Through 12 weeks, Louis had given up only one sack. In Week 13’s game against the Chiefs, Louis seemed to lose any feel for the position. His footwork, hand placement and confidence all seemed to disappear at the same time as the Chiefs abused him for 5.5 sacks in just three quarters. Since then, Louis has regained his feel for blocking -- he’s allowed two more sacks in the three weeks that followed. His nightmare in Week 13 is a reminder of how tough the job of an offensive tackle is -- you can be cruising for 10 weeks and then all of the sudden you’re getting embarrassed regularly.
It was mentioned in Sunday’s Audibles, and it’s worth mentioning again that the Redskins truly screwed things up on a first quarter pass on Sunday. That’s the only charitable explanation, as it’s beyond belief that any offensive coordinator would design a simple dropback where Jason Pierre-Paul is left unblocked. Pierre-Paul was very accepting of his gift, as he beelined to Rex Grossman for an easy 1.8-second sack.
It was impossible to assign blame for the sack, as it’s hard to tell who screwed up their assignment. Should the tackle have picked him up, or were they asking a running back to come across the formation to block him? Rest assured, though, that someone screwed up.
As a pass rusher, there are few plays more enjoyable than a late-game fourth-and-really-long. Your opponent is going for it because they have nothing to lose, and you know that the quarterback has to give his receivers time to get downfield. So as a pass rusher, it’s clear that the quarterback will be taking a deep drop, and you know that it’s absolutely, positively, going to be a pass.
When you add Tim Tebow to that mix with his running ability, you can get a crazy play like the one that effectively finished Sunday’s loss to the Patriots. Facing a fourth-and-17 with just over two minutes to go, Tebow dropped back. When the Patriots’ pass rush got to him a little quicker than he had hoped, he scrambled further back to try to buy some more time, and he kept drifting further and further back in a search for a window to throw. Eventually, Rob Ninkovich tripped him up 9.1 seconds after the snap, 28 yards behind the line of scrimmage.
Tebow’s sack was the second-longest of the season in seconds (behind a 10-second Brad Smith wide receiver reverse pass attempt). It was the longest sack of the season in terms of yards lost, easily topping the 20-yard loss by Cam Newton on a Dwight Freeney sack in Week 12.

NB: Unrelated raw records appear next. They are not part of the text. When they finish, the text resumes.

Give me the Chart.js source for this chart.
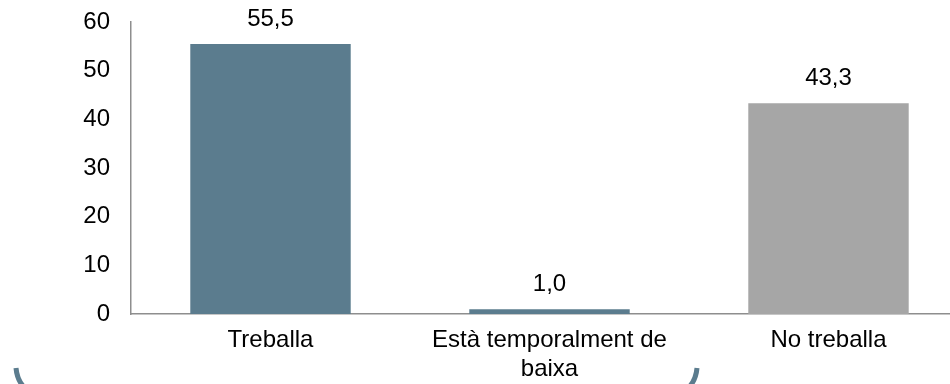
<!DOCTYPE html>
<html>
<head>
<meta charset="utf-8">
<script src="https://cdn.jsdelivr.net/npm/chart.js@4"></script>
<style>
  html, body { margin: 0; padding: 0; background: #fff; overflow: hidden; }
  #wrap { position: relative; width: 968px; height: 384px; }
</style>
</head>
<body>
<div id="wrap"><canvas id="chart"></canvas></div>
<script>
const categories = ['Treballa', ['Està temporalment de', 'baixa'], 'No treballa'];
const values = [55.5, 1.0, 43.3];
const barColors = ['#5B7C8E', '#5B7C8E', '#A6A6A6'];
const yTicks = [0, 10, 20, 30, 40, 50, 60];

const FONT = "'Liberation Sans', Arial, sans-serif";
const FSIZE = 24;

// value labels above each bar, with decimal comma
const valueLabels = {
  id: 'valueLabels',
  afterDatasetsDraw(chart) {
    const ctx = chart.ctx;
    const meta = chart.getDatasetMeta(0);
    ctx.save();
    ctx.font = FSIZE + 'px ' + FONT;
    ctx.fillStyle = '#000';
    ctx.textAlign = 'center';
    ctx.textBaseline = 'bottom';
    meta.data.forEach((bar, i) => {
      const txt = values[i].toFixed(1).replace('.', ',');
      ctx.fillText(txt, bar.x, bar.y - 13);
    });
    ctx.restore();
  }
};

// slide frame fragments at the bottom edge
const frameBits = {
  id: 'frameBits',
  afterDraw(chart) {
    const ctx = chart.ctx;
    ctx.save();
    ctx.strokeStyle = '#5B7C8E';
    ctx.lineWidth = 5;
    ctx.beginPath();
    ctx.moveTo(16, 368);
    ctx.quadraticCurveTo(17, 379, 23, 386);
    ctx.stroke();
    ctx.beginPath();
    ctx.moveTo(697, 368);
    ctx.quadraticCurveTo(696, 379, 690, 386);
    ctx.stroke();
    ctx.restore();
  }
};

new Chart(document.getElementById('chart'), {
  type: 'bar',
  data: {
    labels: categories,
    datasets: [{
      data: values,
      backgroundColor: barColors,
      borderWidth: 0,
      categoryPercentage: 1,
      barPercentage: 0.575
    }]
  },
  options: {
    responsive: true,
    maintainAspectRatio: false,
    animation: false,
    layout: { padding: { top: 22, left: 0, right: 0, bottom: 0 } },
    plugins: { legend: { display: false }, tooltip: { enabled: false } },
    scales: {
      x: {
        grid: { display: false, drawTicks: false },
        border: { display: true, color: '#8E8E8E', width: 1.5 },
        ticks: { color: '#000', font: { family: FONT, size: FSIZE, lineHeight: 1.2 }, padding: 12, maxRotation: 0, autoSkip: false },
        afterFit(scale) { scale.height = 70; }
      },
      y: {
        min: 0,
        max: 60,
        afterBuildTicks(scale) { scale.ticks = yTicks.map(v => ({ value: v })); },
        grid: { display: false, drawTicks: false },
        border: { display: true, color: '#8E8E8E', width: 1.5 },
        ticks: { color: '#000', font: { family: FONT, size: FSIZE }, padding: 21 },
        afterFit(scale) { scale.width = 131; scale.paddingTop = 0; }
      }
    }
  },
  plugins: [valueLabels, frameBits]
});
</script>
</body>
</html>
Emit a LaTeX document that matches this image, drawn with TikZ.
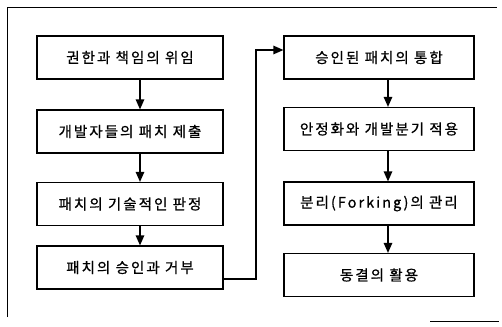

Nate Clements' well-timed blitz enabled him to wrap up Kellen Clemens just 1.7 seconds after the snap, but to be fair, Elvis Dumervill’s hit on Tom Brady was just as impressive. It came 1.8 seconds after the snap, and it’s amazing Brady got up immediately afterwards, as Dumervill drilled him at full speed. It’s hard to say what went wrong on the Pats’ sack, but it appeared guard Brian Waters was trying to pull outside to molly block Dumervill. If that was the case, it’s a play call the Patriots should never attempt again.